### Data provided

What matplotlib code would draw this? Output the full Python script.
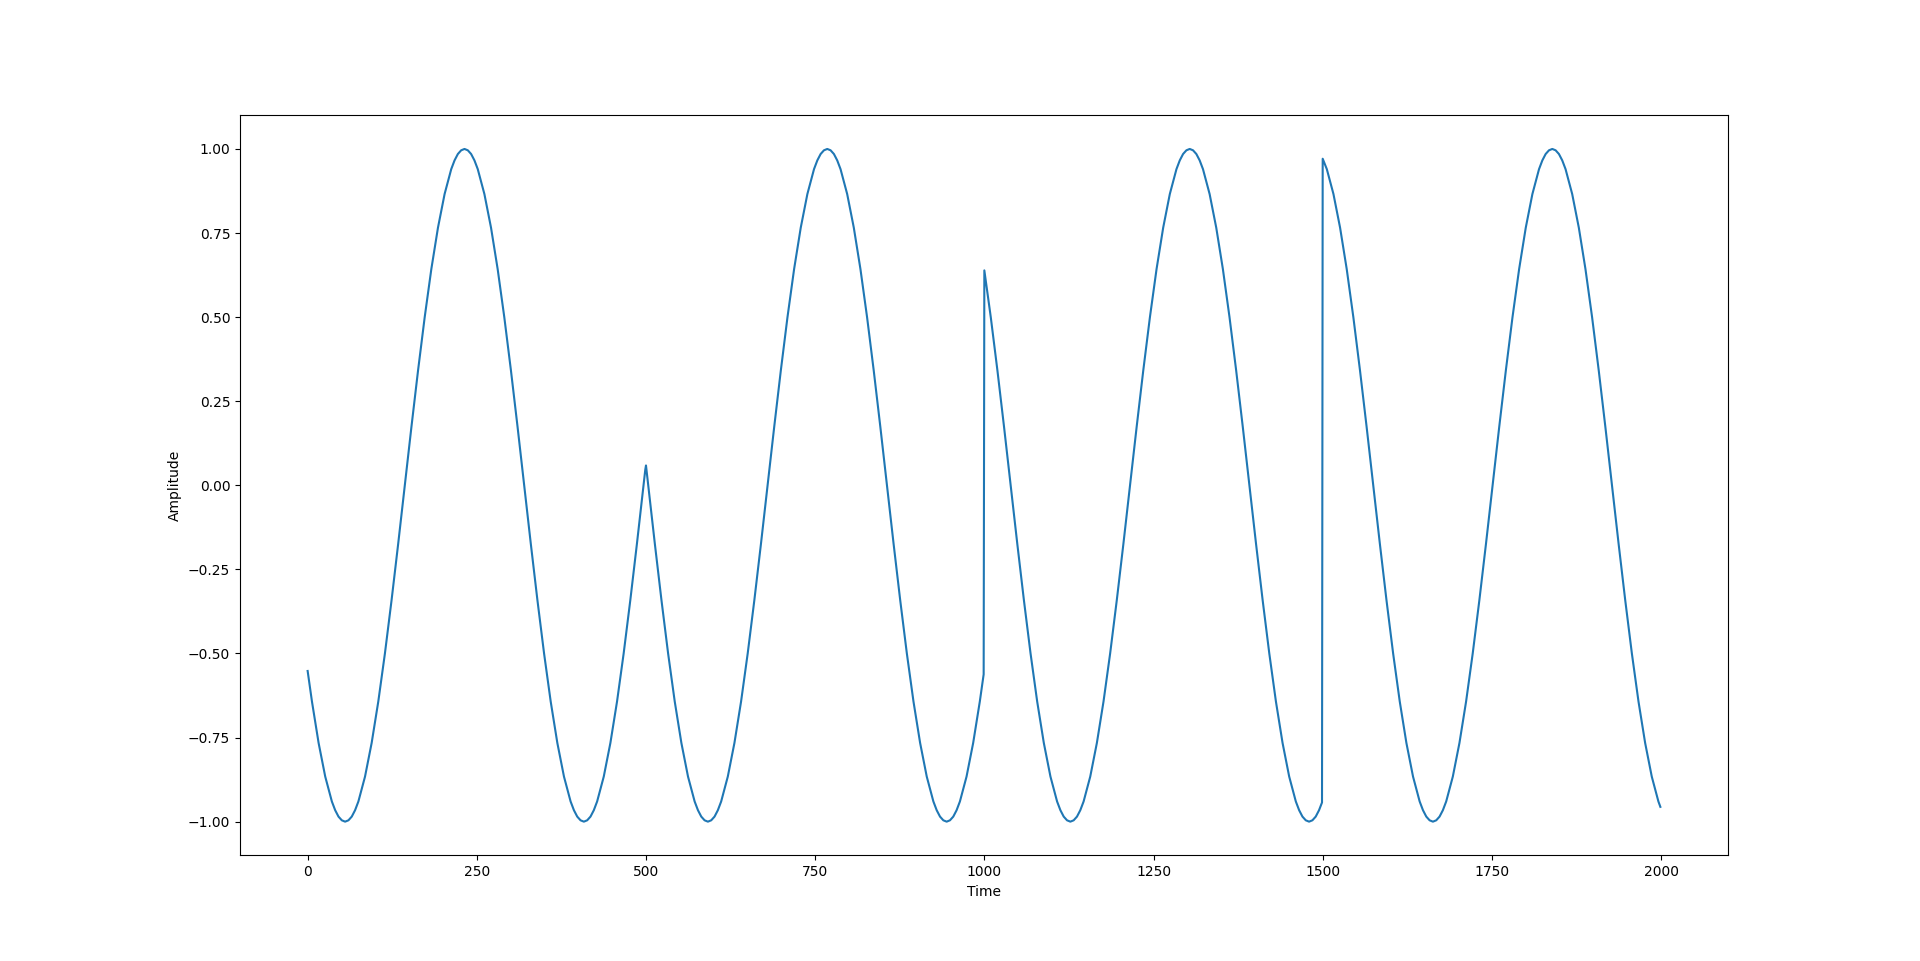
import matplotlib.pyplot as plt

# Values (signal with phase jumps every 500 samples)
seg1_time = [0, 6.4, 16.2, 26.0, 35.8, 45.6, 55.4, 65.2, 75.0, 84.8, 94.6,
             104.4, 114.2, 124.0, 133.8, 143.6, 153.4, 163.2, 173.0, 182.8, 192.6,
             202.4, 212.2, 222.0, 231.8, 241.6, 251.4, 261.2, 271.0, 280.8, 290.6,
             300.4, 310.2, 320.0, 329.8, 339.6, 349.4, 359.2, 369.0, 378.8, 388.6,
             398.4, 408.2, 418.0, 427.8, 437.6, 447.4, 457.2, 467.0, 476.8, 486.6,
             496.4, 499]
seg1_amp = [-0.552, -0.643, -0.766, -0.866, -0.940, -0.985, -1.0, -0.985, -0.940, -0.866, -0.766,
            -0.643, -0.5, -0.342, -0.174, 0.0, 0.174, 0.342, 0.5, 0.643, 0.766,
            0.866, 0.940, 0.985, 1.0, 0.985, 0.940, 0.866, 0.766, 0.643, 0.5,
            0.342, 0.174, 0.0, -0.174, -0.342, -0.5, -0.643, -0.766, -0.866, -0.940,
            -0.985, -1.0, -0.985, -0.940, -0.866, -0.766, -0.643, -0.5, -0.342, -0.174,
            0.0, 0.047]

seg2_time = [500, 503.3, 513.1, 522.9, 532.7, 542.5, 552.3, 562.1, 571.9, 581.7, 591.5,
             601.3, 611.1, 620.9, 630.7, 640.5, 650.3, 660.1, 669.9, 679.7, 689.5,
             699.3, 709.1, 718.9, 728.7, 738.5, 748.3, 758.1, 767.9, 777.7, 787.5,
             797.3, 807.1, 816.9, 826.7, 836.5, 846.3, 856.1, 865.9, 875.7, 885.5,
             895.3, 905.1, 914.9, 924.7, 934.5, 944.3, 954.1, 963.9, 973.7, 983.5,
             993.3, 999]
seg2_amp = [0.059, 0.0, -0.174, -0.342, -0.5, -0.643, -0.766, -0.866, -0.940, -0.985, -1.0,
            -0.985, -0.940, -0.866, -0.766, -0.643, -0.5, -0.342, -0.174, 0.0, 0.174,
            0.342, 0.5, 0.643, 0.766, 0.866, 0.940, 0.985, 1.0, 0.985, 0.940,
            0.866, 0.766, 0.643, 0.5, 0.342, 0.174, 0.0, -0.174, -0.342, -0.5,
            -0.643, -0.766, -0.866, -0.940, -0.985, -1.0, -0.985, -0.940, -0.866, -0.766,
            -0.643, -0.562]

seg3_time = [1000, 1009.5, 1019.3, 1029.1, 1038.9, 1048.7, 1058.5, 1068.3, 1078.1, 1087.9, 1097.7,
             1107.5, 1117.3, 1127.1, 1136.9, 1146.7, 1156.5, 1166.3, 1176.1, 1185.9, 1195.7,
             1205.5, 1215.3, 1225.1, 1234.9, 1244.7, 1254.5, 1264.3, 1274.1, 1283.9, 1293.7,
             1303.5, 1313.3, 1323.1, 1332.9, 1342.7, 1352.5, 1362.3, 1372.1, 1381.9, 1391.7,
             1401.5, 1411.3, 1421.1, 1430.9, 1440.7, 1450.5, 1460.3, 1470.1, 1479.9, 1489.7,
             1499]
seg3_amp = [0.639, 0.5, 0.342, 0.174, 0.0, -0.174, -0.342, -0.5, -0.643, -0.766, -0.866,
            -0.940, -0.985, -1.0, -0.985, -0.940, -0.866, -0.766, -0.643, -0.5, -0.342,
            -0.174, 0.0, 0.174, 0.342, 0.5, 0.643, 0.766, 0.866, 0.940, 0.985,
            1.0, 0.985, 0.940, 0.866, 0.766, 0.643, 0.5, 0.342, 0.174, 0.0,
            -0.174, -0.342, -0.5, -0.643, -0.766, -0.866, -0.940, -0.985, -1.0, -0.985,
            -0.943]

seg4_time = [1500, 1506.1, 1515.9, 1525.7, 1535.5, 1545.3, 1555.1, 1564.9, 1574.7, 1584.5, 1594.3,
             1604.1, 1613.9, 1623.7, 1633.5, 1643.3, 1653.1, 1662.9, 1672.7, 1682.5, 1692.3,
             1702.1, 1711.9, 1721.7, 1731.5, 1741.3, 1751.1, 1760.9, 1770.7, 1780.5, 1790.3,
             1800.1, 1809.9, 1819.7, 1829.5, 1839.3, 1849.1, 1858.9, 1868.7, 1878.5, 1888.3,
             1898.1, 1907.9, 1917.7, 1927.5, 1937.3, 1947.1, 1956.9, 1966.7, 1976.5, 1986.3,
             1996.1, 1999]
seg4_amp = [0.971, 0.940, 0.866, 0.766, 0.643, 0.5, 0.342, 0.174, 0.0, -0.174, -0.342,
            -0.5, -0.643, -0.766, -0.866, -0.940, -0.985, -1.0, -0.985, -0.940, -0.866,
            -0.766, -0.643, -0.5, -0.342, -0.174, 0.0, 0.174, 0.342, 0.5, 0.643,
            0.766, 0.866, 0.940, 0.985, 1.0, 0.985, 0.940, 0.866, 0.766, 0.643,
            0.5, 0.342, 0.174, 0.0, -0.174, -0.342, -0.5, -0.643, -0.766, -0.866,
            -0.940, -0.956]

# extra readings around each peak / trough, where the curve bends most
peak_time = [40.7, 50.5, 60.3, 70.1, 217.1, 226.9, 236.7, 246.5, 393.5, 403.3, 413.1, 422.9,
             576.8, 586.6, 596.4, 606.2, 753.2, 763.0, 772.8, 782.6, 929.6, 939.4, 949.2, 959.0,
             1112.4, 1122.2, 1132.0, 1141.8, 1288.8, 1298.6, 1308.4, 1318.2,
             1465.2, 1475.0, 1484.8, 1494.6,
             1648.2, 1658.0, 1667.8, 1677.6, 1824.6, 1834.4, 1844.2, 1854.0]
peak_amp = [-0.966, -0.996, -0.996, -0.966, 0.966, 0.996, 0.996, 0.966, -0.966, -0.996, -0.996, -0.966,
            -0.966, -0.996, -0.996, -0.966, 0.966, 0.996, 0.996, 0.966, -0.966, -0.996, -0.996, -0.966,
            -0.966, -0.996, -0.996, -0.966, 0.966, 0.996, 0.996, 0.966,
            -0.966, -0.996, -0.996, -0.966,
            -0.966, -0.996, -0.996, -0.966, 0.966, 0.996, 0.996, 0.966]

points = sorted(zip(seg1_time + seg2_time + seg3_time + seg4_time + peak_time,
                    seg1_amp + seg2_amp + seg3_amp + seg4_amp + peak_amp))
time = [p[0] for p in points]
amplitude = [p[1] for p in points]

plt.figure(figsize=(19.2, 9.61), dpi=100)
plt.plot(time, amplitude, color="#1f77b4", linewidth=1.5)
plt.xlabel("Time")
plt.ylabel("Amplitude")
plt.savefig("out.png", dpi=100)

######

> **Task directions**: Restate only the lines running from the start of the material above through the line containing "import matplotlib.pyplot as plt", ends included. No pictures.

> **Response**:
What matplotlib code would draw this? Output the full Python script.
import matplotlib.pyplot as plt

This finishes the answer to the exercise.